Entries:
★ ★ ★

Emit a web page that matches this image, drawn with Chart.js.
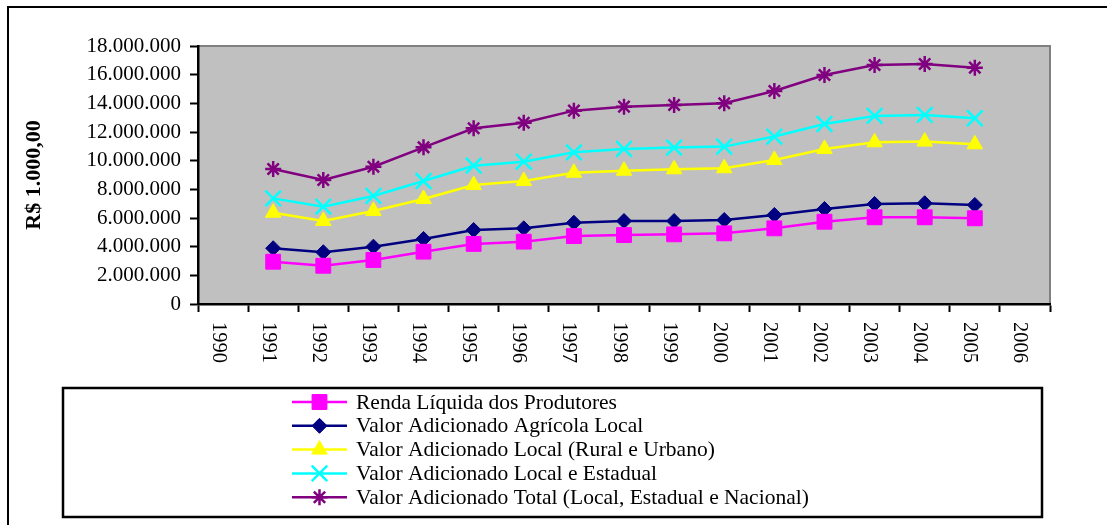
<!DOCTYPE html>
<html><head><meta charset="utf-8">
<script src="https://cdn.jsdelivr.net/npm/chart.js@4.4.0/dist/chart.umd.min.js"></script>
<style>html,body{margin:0;padding:0;background:#fff;}canvas{display:block}</style>
</head><body>
<canvas id="c" width="1107" height="525"></canvas>
<script>
const categories = ['1990','1991','1992','1993','1994','1995','1996','1997','1998','1999','2000','2001','2002','2003','2004','2005','2006'];
const seriesNames = ['Renda Líquida dos Produtores','Valor Adicionado Agrícola Local','Valor Adicionado Local (Rural e Urbano)','Valor Adicionado Local e Estadual','Valor Adicionado Total (Local, Estadual e Nacional)'];
const renda    = [null,2950000,2670000,3070000,3650000,4190000,4350000,4740000,4810000,4860000,4930000,5280000,5740000,6050000,6050000,5980000,null];
const agricola = [null,3890000,3610000,4000000,4540000,5160000,5280000,5670000,5790000,5790000,5860000,6210000,6630000,6980000,7030000,6910000,null];
const local    = [null,6370000,5790000,6490000,7330000,8300000,8580000,9160000,9300000,9400000,9470000,10050000,10820000,11280000,11330000,11140000,null];
const estadual = [null,7370000,6790000,7540000,8580000,9650000,9930000,10580000,10820000,10910000,10980000,11680000,12560000,13120000,13190000,12960000,null];
const total    = [null,9420000,8650000,9580000,10930000,12260000,12650000,13490000,13770000,13890000,14000000,14860000,15980000,16680000,16750000,16490000,null];
const yTitle = 'R$ 1.000,00';

const FONT = 'Liberation Serif, Times New Roman, serif';
function fmt(v){ return String(Math.round(v)).replace(/\B(?=(\d{3})+(?!\d))/g,'.'); }

const styles = [
  {color:'#FF00FF', pointStyle:'rect', radius:10.5, bw:1},
  {color:'#000080', pointStyle:'rectRot', radius:7.5, bw:1},
  {color:'#FFFF00', pointStyle:'triangle', radius:9, bw:1},
  {color:'#00FFFF', pointStyle:'crossRot', radius:11, bw:2.5},
  {color:'#800080', pointStyle:'star', radius:8, bw:2.5}
];
const seriesData = [renda, agricola, local, estadual, total];

const datasets = seriesData.map((d,i)=>({
  label: seriesNames[i], data: d,
  borderColor: styles[i].color, backgroundColor: styles[i].color,
  pointBackgroundColor: styles[i].color, pointBorderColor: styles[i].color,
  pointStyle: styles[i].pointStyle, pointRadius: styles[i].radius, pointHoverRadius: styles[i].radius,
  pointBorderWidth: styles[i].bw, borderWidth: 2.5, tension: 0, fill: false, spanGaps: false
}));

const decor = {
  id:'decor',
  beforeDraw(chart){
    const {ctx, chartArea:a} = chart;
    ctx.save();
    ctx.fillStyle = '#fff'; ctx.fillRect(0,0,chart.width,chart.height);
    ctx.fillStyle = '#000';
    ctx.fillRect(7,6,1100,2);
    ctx.fillRect(7,6,2,519);
    ctx.fillStyle = '#C0C0C0';
    ctx.fillRect(a.left,a.top,a.right-a.left,a.bottom-a.top);
    ctx.strokeStyle = '#808080'; ctx.lineWidth = 2;
    ctx.beginPath(); ctx.moveTo(a.left,a.top); ctx.lineTo(a.right,a.top); ctx.lineTo(a.right,a.bottom); ctx.stroke();
    ctx.restore();
  },
  afterDraw(chart){
    const {ctx} = chart;
    const xs = chart.scales.x;
    ctx.save();
    ctx.fillStyle = '#000';
    ctx.font = '20.5px ' + FONT;
    ctx.textAlign = 'left'; ctx.textBaseline = 'alphabetic';
    categories.forEach((c,i)=>{
      const px = xs.getPixelForValue(i);
      ctx.save();
      ctx.translate(px - 10.5, 322);
      ctx.rotate(Math.PI/2);
      ctx.fillText(c, 0, 0);
      ctx.restore();
    });
    ctx.strokeStyle = '#000'; ctx.lineWidth = 2.5;
    ctx.strokeRect(63, 388, 979, 129);
    const rowY0 = 402, rowStep = 23.8;
    datasets.forEach((ds,i)=>{
      const y = rowY0 + i*rowStep;
      ctx.strokeStyle = styles[i].color; ctx.lineWidth = 2.5;
      ctx.beginPath(); ctx.moveTo(292,y); ctx.lineTo(347,y); ctx.stroke();
      ctx.fillStyle = styles[i].color; ctx.strokeStyle = styles[i].color; ctx.lineWidth = styles[i].bw;
      Chart.helpers.drawPoint(ctx, {pointStyle: styles[i].pointStyle, radius: styles[i].radius, rotation:0, borderWidth: styles[i].bw}, 319.5, y);
      ctx.fillStyle = '#000';
      ctx.font = '21.5px ' + FONT;
      ctx.textBaseline = 'middle';
      ctx.fillText(ds.label, 356, y + 1);
    });
    ctx.restore();
  }
};

new Chart(document.getElementById('c'), {
  type: 'line',
  data: { labels: categories, datasets },
  options: {
    responsive: false, animation: false, devicePixelRatio: 1,
    layout: { padding: { left: 0, top: 46, right: 57, bottom: 141 } },
    plugins: { legend: { display: false }, tooltip: { enabled: false } },
    scales: {
      x: {
        type: 'category', offset: true,
        grid: { offset: true, drawOnChartArea: false, drawTicks: true, tickLength: 8, tickWidth: 2, tickColor: '#000' },
        border: { display: true, color: '#000', width: 2.5 },
        ticks: { display: false },
        afterFit(s){ s.height = 80; s.paddingLeft = 0; s.paddingRight = 0; }
      },
      y: {
        min: 0, max: 18000000,
        ticks: { stepSize: 2000000, callback: v => fmt(v), font: { family: FONT, size: 21 }, color: '#000', padding: 9 },
        grid: { drawOnChartArea: false, drawTicks: true, tickLength: 8, tickWidth: 2, tickColor: '#000' },
        border: { display: true, color: '#000', width: 2.5 },
        title: { display: true, text: yTitle, color: '#000', font: { family: FONT, size: 22, weight: 'bold' }, padding: { top: 21, bottom: 0 } },
        afterFit(s){ s.width = 198; s.paddingTop = 0; s.paddingBottom = 0; }
      }
    }
  },
  plugins: [decor]
});
</script>
</body></html>
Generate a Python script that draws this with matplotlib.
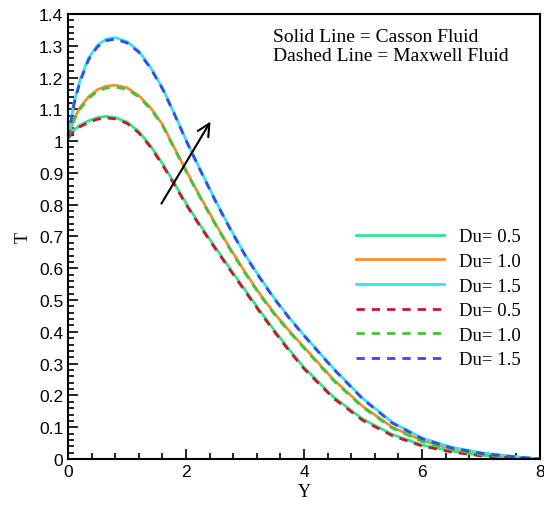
import matplotlib
matplotlib.use("Agg")
import matplotlib.pyplot as plt
from matplotlib.ticker import MultipleLocator, FuncFormatter

# Y positions
y_pts = [0, 0.1, 0.2, 0.35, 0.5, 0.65, 0.8, 1.0, 1.2, 1.4, 1.6, 1.8, 2.0, 2.25, 2.5,
         2.75, 3.0, 3.25, 3.5, 3.75, 4.0, 4.5, 5.0, 5.5, 6.0, 6.5, 7.0, 7.5, 8.0]

# Casson fluid (solid)
casson_05 = [1.01, 1.035, 1.05, 1.064, 1.074, 1.078, 1.074, 1.06, 1.03, 0.985, 0.93, 0.868,
             0.805, 0.733, 0.665, 0.598, 0.532, 0.467, 0.404, 0.344, 0.288, 0.195, 0.125,
             0.077, 0.044, 0.025, 0.012, 0.005, 0.0]
casson_10 = [1.01, 1.07, 1.105, 1.14, 1.162, 1.173, 1.176, 1.168, 1.143, 1.105, 1.053, 0.98,
             0.908, 0.822, 0.74, 0.662, 0.588, 0.52, 0.458, 0.403, 0.352, 0.25, 0.165,
             0.1, 0.058, 0.032, 0.016, 0.007, 0.0]
casson_15 = [1.01, 1.12, 1.19, 1.262, 1.302, 1.321, 1.326, 1.313, 1.283, 1.232, 1.168, 1.088,
             1.004, 0.907, 0.813, 0.725, 0.643, 0.572, 0.505, 0.445, 0.39, 0.285, 0.19,
             0.115, 0.066, 0.037, 0.02, 0.009, 0.0]

# Maxwell fluid (dashed)
maxwell_05 = [1.01, 1.03, 1.045, 1.059, 1.069, 1.073, 1.07, 1.056, 1.026, 0.981, 0.926, 0.864,
              0.801, 0.729, 0.661, 0.594, 0.528, 0.463, 0.4, 0.34, 0.284, 0.191, 0.121,
              0.073, 0.041, 0.022, 0.01, 0.004, 0.0]
maxwell_10 = [1.01, 1.065, 1.1, 1.135, 1.157, 1.167, 1.17, 1.163, 1.139, 1.101, 1.05, 0.977,
              0.905, 0.819, 0.737, 0.659, 0.585, 0.517, 0.455, 0.4, 0.349, 0.247, 0.162,
              0.097, 0.055, 0.03, 0.014, 0.006, 0.0]
maxwell_15 = [1.01, 1.115, 1.185, 1.257, 1.297, 1.316, 1.321, 1.309, 1.28, 1.229, 1.165, 1.086,
              1.002, 0.905, 0.811, 0.723, 0.641, 0.57, 0.503, 0.443, 0.388, 0.283, 0.188,
              0.113, 0.064, 0.035, 0.018, 0.008, 0.0]

labels = ["Du= 0.5", "Du= 1.0", "Du= 1.5"]
solid_colors = ["#2fe68c", "#f3902f", "#33e2f2"]
dash_colors = ["#c41a2c", "#3cc63c", "#3a4ae2"]

fig = plt.figure(figsize=(5.44, 5.06), dpi=100)
ax = fig.add_axes([0.125, 0.0909, 0.8676, 0.8795])

for vals, c, lab in zip([casson_05, casson_10, casson_15], solid_colors, labels):
    ax.plot(y_pts, vals, color=c, lw=2.0, label=lab)
for vals, c, lab in zip([maxwell_05, maxwell_10, maxwell_15], dash_colors, labels):
    ax.plot(y_pts, vals, color=c, lw=2.0, dashes=(3, 2.5), label=lab)

ax.set_xlim(0, 8)
ax.set_ylim(0, 1.4)
ax.xaxis.set_major_locator(MultipleLocator(2))
ax.xaxis.set_minor_locator(MultipleLocator(0.4))
ax.yaxis.set_major_locator(MultipleLocator(0.1))
ax.yaxis.set_minor_locator(MultipleLocator(0.02))
fmt = FuncFormatter(lambda v, p: "%g" % round(v, 2))
ax.xaxis.set_major_formatter(fmt)
ax.yaxis.set_major_formatter(fmt)
ax.tick_params(which="both", direction="in", top=False, right=False,
               labelsize=12.5, width=1.2)
ax.tick_params(which="major", length=7)
ax.tick_params(which="minor", length=4)
for lab in ax.get_xticklabels() + ax.get_yticklabels():
    lab.set_family("Liberation Sans")
for s in ax.spines.values():
    s.set_linewidth(1.5)

ax.set_xlabel("Y", family="Liberation Serif", fontsize=13, labelpad=3)
ax.set_ylabel("T", family="Liberation Serif", fontsize=13, labelpad=5)

ax.text(0.435, 0.968, "Solid Line = Casson Fluid\nDashed Line = Maxwell Fluid",
        transform=ax.transAxes, family="Liberation Serif", fontsize=14,
        va="top", ha="left", linespacing=1.12)

ax.annotate("", xy=(2.44, 1.069), xytext=(1.56, 0.796),
            arrowprops=dict(arrowstyle="->", color="black", lw=1.5,
                            mutation_scale=22))

ax.legend(loc="center", bbox_to_anchor=(0.784, 0.361), frameon=False,
          prop={"family": "Liberation Serif", "size": 13.5},
          handlelength=4.7, handletextpad=0.8, labelspacing=0.4)

fig.savefig("out.png", dpi=100)
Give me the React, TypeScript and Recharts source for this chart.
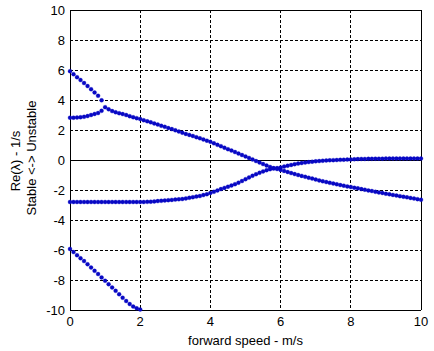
import React from "react";
import {
  LineChart,
  Line,
  XAxis,
  YAxis,
  CartesianGrid,
  ReferenceLine,
} from "recharts";

// forward speed, m/s
const speeds = [
  0, 0.1, 0.2, 0.3, 0.4, 0.5, 0.6, 0.7, 0.8, 0.9,
  1, 1.1, 1.2, 1.3, 1.4, 1.5, 1.6, 1.7, 1.8, 1.9,
  2, 2.1, 2.2, 2.3, 2.4, 2.5, 2.6, 2.7, 2.8, 2.9,
  3, 3.1, 3.2, 3.3, 3.4, 3.5, 3.6, 3.7, 3.8, 3.9,
  4, 4.1, 4.2, 4.3, 4.4, 4.5, 4.6, 4.7, 4.8, 4.9,
  5, 5.1, 5.2, 5.3, 5.4, 5.5, 5.6, 5.7, 5.8, 5.9,
  6, 6.1, 6.2, 6.3, 6.4, 6.5, 6.6, 6.7, 6.8, 6.9,
  7, 7.1, 7.2, 7.3, 7.4, 7.5, 7.6, 7.7, 7.8, 7.9,
  8, 8.1, 8.2, 8.3, 8.4, 8.5, 8.6, 8.7, 8.8, 8.9,
  9, 9.1, 9.2, 9.3, 9.4, 9.5, 9.6, 9.7, 9.8, 9.9,
  10,
];

// weave: upper real root, then the real part of the complex pair
const weave = [
  5.92, 5.72, 5.52, 5.33, 5.13, 4.93, 4.72, 4.5, 4.28, 3.98,
  3.52, 3.38, 3.26, 3.18, 3.12, 3.06, 3.0, 2.92, 2.85, 2.79,
  2.73, 2.65, 2.58, 2.51, 2.44, 2.36, 2.28, 2.21, 2.13, 2.06,
  1.98, 1.9, 1.82, 1.74, 1.67, 1.6, 1.52, 1.45, 1.37, 1.29,
  1.21, 1.11, 1.01, 0.92, 0.82, 0.72, 0.63, 0.53, 0.43, 0.33,
  0.24, 0.14, 0.04, -0.07, -0.17, -0.27, -0.37, -0.46, -0.54, -0.6,
  -0.66, -0.73, -0.8, -0.87, -0.94, -1.0, -1.06, -1.12, -1.18, -1.24,
  -1.3, -1.36, -1.42, -1.47, -1.52, -1.57, -1.62, -1.67, -1.71, -1.76,
  -1.8, -1.85, -1.89, -1.94, -1.98, -2.03, -2.07, -2.12, -2.16, -2.2,
  -2.25, -2.29, -2.33, -2.37, -2.41, -2.45, -2.49, -2.53, -2.57, -2.61,
  -2.65,
];

// weave: lower real root before the two merge
const weaveLow = [2.82, 2.82, 2.83, 2.85, 2.88, 2.93, 3.0, 3.07, 3.13, 3.28];

const capsize = [
  -2.8, -2.8, -2.8, -2.8, -2.8, -2.8, -2.8, -2.8, -2.8, -2.8,
  -2.8, -2.8, -2.8, -2.8, -2.8, -2.8, -2.8, -2.8, -2.8, -2.8,
  -2.8, -2.8, -2.79, -2.78, -2.76, -2.74, -2.72, -2.7, -2.68, -2.66,
  -2.64, -2.62, -2.6, -2.56, -2.52, -2.48, -2.44, -2.4, -2.34, -2.28,
  -2.2, -2.12, -2.03, -1.94, -1.86, -1.78, -1.7, -1.61, -1.51, -1.4,
  -1.28, -1.16, -1.05, -0.95, -0.85, -0.76, -0.68, -0.61, -0.57, -0.54,
  -0.5, -0.44, -0.38, -0.33, -0.28, -0.24, -0.2, -0.17, -0.14, -0.11,
  -0.09, -0.07, -0.05, -0.03, -0.02, -0.01, 0.0, 0.01, 0.02, 0.03,
  0.04, 0.05, 0.06, 0.07, 0.07, 0.08, 0.08, 0.09, 0.09, 0.09,
  0.1, 0.1, 0.1, 0.1, 0.1, 0.1, 0.1, 0.1, 0.1, 0.1,
  0.1,
];

// caster leaves the plot below -10 after 2 m/s
const caster = [
  -5.93, -6.14, -6.35, -6.55, -6.74, -6.95, -7.17, -7.39, -7.6, -7.83,
  -8.05, -8.28, -8.5, -8.72, -8.95, -9.18, -9.4, -9.6, -9.77, -9.89,
  -9.97,
];

const xTicks = [0, 2, 4, 6, 8, 10];
const yTicks = [-10, -8, -6, -4, -2, 0, 2, 4, 6, 8, 10];

const data = speeds.map((speed, i) => ({
  speed,
  weave: weave[i] ?? null,
  weaveLow: weaveLow[i] ?? null,
  capsize: capsize[i] ?? null,
  caster: caster[i] ?? null,
}));

const BLUE = "#0808c4";
const FONT = "'Liberation Sans', Arial, sans-serif";
const dotStyle = { r: 2, fill: BLUE, stroke: BLUE, strokeWidth: 0.3, clipDot: false };

function YLabel() {
  return (
    <g fontFamily={FONT} fontSize={13} fill="#000">
      <text x={20} y={161} transform="rotate(-90, 20, 161)" textAnchor="middle">
        Re(λ) - 1/s
      </text>
      <text x={36} y={158} transform="rotate(-90, 36, 158)" textAnchor="middle">
        {"Stable <-> Unstable"}
      </text>
    </g>
  );
}

export default function App() {
  return (
    <div style={{ position: "absolute", left: 0, top: 0, background: "#fff" }}>
      <LineChart
        width={434}
        height={351}
        data={data}
        margin={{ top: 10, right: 13, bottom: 3, left: 40 }}
      >
        <CartesianGrid
          stroke="#000"
          strokeDasharray="3 2"
          shapeRendering="crispEdges"
        />
        <XAxis
          dataKey="speed"
          type="number"
          domain={[0, 10]}
          ticks={xTicks}
          height={38}
          tickLine={false}
          tickSize={6}
          tickMargin={1}
          axisLine={{ stroke: "#000", shapeRendering: "crispEdges" }}
          tick={{ fontSize: 13, fill: "#000", fontFamily: FONT }}
          label={{
            value: "forward speed - m/s",
            position: "insideBottom",
            offset: 3,
            fontSize: 13,
            fill: "#000",
            fontFamily: FONT,
          }}
        />
        <YAxis
          type="number"
          domain={[-10, 10]}
          ticks={yTicks}
          width={30}
          tickLine={false}
          tickSize={4}
          tickMargin={1}
          axisLine={{ stroke: "#000", shapeRendering: "crispEdges" }}
          tick={{ fontSize: 13, fill: "#000", fontFamily: FONT }}
          label={{ content: () => <YLabel /> }}
        />
        <ReferenceLine y={0} stroke="#000" shapeRendering="crispEdges" />
        <ReferenceLine y={10} stroke="#000" shapeRendering="crispEdges" />
        <ReferenceLine x={10} stroke="#000" shapeRendering="crispEdges" />
        <Line dataKey="caster" stroke="none" dot={dotStyle} isAnimationActive={false} />
        <Line dataKey="capsize" stroke="none" dot={dotStyle} isAnimationActive={false} />
        <Line dataKey="weaveLow" stroke="none" dot={dotStyle} isAnimationActive={false} />
        <Line dataKey="weave" stroke="none" dot={dotStyle} isAnimationActive={false} />
      </LineChart>
    </div>
  );
}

★ ★ ★

Set task: Pictures excluded, retype exactly the lines running from the one with "Generate a Python" through the one with "from matplotlib.ticker import". Include both end lines and nothing more.

Expected answer:
Generate a Python script that draws this with matplotlib.
import matplotlib
matplotlib.use("Agg")
import matplotlib.pyplot as plt
from matplotlib.ticker import MultipleLocator, FuncFormatter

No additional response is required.